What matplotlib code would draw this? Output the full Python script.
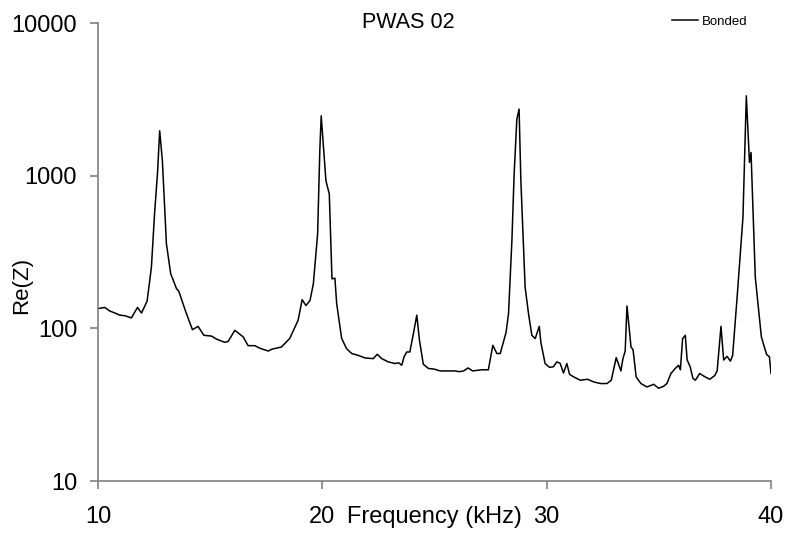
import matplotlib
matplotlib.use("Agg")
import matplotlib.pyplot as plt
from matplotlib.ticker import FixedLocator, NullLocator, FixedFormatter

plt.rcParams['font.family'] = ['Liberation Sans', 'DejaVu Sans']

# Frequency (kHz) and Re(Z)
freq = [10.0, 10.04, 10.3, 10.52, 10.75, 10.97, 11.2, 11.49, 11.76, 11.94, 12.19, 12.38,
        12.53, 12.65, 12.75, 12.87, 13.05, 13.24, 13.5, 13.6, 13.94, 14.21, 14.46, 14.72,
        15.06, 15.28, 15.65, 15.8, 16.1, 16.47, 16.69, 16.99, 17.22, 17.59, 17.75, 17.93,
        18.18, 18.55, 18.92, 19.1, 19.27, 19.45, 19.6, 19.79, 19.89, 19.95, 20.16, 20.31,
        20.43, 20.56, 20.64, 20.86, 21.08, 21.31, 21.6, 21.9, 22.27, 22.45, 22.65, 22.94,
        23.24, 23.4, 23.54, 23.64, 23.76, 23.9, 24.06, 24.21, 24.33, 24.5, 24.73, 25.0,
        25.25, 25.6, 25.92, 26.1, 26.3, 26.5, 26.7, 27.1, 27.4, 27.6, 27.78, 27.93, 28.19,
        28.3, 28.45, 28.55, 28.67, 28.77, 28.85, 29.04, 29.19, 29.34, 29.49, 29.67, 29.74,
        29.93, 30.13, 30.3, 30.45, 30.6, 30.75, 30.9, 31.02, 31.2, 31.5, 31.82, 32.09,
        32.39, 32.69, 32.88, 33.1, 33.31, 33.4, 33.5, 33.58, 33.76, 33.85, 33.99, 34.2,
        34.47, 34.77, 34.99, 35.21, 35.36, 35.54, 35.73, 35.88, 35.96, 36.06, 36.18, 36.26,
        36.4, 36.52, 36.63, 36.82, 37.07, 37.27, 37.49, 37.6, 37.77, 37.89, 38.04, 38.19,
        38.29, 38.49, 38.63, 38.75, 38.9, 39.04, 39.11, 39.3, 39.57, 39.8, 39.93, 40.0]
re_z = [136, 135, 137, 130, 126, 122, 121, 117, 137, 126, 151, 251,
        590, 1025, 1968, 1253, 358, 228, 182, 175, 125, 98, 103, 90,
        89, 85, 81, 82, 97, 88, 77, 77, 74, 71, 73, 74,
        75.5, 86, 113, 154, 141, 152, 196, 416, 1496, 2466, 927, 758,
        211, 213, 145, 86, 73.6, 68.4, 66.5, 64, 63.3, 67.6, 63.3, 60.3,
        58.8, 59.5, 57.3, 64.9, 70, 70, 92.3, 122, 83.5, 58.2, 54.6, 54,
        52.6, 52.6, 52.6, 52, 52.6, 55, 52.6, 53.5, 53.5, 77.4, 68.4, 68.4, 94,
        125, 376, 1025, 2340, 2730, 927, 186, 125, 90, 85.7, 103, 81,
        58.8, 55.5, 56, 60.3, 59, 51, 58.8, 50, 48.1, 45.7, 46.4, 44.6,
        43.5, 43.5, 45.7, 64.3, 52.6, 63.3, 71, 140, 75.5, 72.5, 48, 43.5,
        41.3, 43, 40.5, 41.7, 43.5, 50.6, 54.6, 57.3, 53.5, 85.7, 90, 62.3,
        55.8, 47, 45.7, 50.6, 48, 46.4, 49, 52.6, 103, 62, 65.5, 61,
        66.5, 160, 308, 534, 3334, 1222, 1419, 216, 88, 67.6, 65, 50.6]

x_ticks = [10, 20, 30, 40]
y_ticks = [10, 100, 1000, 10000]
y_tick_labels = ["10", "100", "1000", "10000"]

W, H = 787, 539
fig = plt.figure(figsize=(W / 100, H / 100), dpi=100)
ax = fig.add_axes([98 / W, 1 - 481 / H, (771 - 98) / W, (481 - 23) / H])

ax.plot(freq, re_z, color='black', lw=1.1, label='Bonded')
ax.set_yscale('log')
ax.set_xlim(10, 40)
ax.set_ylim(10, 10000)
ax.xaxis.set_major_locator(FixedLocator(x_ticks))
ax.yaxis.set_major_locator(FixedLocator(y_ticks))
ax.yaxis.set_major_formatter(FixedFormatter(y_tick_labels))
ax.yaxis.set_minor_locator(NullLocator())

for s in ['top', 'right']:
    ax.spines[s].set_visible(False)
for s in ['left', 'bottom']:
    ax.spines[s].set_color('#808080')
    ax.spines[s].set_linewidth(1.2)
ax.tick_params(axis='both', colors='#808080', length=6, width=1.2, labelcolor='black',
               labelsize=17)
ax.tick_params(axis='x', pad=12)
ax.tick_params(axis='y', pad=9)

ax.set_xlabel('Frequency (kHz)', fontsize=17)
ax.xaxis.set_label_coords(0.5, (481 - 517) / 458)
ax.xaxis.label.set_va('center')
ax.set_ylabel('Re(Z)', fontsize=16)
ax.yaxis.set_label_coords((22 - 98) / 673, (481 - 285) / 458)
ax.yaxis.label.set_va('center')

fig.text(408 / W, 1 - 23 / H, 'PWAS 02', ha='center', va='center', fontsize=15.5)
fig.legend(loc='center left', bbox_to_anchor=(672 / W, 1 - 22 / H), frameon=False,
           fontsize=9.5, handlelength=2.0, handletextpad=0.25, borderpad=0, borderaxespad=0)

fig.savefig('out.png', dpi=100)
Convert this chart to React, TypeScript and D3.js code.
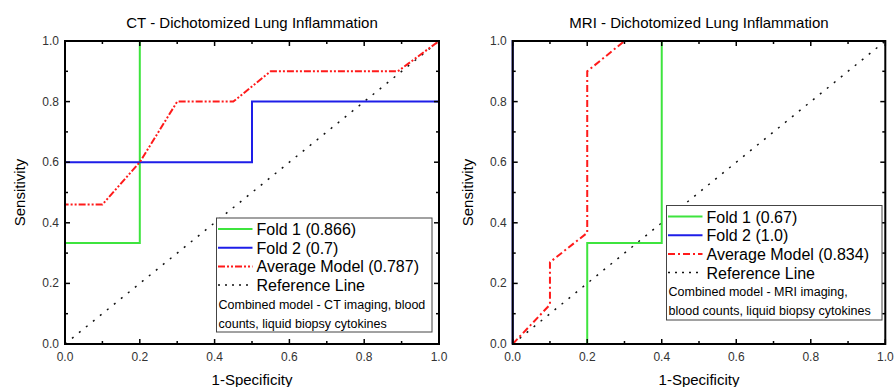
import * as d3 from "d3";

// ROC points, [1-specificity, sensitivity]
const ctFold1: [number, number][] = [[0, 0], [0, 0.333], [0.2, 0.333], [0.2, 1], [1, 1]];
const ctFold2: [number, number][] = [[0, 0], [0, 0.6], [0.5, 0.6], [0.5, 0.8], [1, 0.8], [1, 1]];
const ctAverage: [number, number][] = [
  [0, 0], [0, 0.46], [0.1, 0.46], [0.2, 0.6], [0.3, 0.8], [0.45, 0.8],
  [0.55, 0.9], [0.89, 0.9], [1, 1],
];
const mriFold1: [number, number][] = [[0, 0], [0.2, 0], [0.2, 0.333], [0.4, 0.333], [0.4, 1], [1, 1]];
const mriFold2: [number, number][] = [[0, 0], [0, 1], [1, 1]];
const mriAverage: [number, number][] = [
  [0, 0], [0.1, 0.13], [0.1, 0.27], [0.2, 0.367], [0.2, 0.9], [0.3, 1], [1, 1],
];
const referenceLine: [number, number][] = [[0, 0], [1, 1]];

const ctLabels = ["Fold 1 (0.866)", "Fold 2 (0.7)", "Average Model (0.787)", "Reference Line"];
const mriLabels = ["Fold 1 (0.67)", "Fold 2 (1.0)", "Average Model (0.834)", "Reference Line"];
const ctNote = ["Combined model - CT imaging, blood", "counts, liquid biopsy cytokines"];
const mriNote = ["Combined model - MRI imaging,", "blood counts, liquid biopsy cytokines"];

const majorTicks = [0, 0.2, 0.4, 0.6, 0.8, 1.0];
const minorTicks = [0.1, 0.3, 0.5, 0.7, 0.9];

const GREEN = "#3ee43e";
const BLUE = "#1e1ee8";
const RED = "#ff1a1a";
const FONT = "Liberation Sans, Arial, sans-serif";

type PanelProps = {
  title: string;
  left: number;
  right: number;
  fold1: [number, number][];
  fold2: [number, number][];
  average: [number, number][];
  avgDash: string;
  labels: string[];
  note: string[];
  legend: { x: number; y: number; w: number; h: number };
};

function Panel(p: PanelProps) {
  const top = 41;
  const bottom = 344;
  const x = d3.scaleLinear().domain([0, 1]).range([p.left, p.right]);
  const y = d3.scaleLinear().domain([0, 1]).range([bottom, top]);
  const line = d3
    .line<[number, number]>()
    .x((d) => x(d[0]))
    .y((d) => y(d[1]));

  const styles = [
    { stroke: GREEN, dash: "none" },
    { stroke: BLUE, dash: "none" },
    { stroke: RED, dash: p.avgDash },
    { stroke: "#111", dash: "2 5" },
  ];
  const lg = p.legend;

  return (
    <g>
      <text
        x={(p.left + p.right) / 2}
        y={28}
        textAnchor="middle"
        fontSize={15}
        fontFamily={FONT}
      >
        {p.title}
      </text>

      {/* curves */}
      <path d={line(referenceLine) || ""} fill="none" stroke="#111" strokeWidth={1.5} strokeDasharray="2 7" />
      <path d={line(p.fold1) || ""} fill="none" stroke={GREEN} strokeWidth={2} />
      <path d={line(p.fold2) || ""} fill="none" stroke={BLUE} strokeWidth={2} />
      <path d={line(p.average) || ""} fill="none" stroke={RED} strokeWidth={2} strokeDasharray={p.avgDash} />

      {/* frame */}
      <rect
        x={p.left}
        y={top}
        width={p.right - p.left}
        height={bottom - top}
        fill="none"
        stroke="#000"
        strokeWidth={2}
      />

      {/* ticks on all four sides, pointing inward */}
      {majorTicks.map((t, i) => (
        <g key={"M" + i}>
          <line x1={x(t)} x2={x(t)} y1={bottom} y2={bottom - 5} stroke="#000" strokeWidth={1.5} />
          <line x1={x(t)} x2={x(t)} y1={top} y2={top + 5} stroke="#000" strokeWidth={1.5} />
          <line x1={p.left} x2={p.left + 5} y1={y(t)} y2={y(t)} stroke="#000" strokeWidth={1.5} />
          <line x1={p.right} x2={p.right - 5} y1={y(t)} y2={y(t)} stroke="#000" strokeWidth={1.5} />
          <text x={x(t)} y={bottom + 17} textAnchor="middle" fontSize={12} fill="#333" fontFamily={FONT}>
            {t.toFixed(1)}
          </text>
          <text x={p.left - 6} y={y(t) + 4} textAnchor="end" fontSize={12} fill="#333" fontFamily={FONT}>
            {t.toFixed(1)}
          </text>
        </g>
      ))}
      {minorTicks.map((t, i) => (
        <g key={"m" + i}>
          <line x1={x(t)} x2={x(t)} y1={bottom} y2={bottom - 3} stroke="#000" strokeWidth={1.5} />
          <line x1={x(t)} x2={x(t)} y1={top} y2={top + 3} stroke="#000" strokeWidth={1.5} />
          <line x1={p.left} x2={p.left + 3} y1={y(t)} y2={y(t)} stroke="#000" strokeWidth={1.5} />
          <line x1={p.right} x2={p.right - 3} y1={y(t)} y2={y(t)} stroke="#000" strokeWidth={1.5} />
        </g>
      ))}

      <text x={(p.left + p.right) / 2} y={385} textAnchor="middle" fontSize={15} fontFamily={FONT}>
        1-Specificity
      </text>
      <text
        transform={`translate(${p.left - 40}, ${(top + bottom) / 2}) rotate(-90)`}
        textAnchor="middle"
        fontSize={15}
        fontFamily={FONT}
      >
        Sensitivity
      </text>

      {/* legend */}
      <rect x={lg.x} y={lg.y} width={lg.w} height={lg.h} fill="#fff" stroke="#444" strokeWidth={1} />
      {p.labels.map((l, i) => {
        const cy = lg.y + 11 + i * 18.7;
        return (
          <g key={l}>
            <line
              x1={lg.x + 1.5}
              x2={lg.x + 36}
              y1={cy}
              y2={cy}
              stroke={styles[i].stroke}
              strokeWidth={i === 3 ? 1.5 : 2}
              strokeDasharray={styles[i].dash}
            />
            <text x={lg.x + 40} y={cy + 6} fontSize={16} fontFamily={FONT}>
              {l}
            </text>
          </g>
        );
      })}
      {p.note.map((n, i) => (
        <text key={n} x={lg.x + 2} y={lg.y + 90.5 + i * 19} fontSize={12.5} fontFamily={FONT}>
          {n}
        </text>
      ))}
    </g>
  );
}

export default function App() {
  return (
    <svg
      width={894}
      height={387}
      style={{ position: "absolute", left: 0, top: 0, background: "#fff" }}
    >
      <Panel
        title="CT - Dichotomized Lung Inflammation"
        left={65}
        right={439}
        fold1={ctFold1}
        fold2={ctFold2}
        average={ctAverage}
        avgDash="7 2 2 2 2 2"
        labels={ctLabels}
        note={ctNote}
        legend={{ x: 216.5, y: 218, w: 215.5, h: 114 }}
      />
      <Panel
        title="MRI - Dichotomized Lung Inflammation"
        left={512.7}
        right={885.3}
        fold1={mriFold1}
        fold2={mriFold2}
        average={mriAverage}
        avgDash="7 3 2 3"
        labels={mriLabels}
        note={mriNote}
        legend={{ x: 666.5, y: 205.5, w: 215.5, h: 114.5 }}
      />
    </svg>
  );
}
──────────────────────────────
Task to complete ▸ Restate the lines of the records exactly, starting at the first and stopping after the line with "plt.rcParams['font.family'] = ['Liberation". Leave out any picture.

Answer to this exercise ▸
What matplotlib code would draw this? Output the full Python script.
import matplotlib
matplotlib.use("Agg")
import matplotlib.pyplot as plt
from matplotlib.ticker import FixedLocator, NullLocator, FixedFormatter

plt.rcParams['font.family'] = ['Liberation Sans', 'DejaVu Sans']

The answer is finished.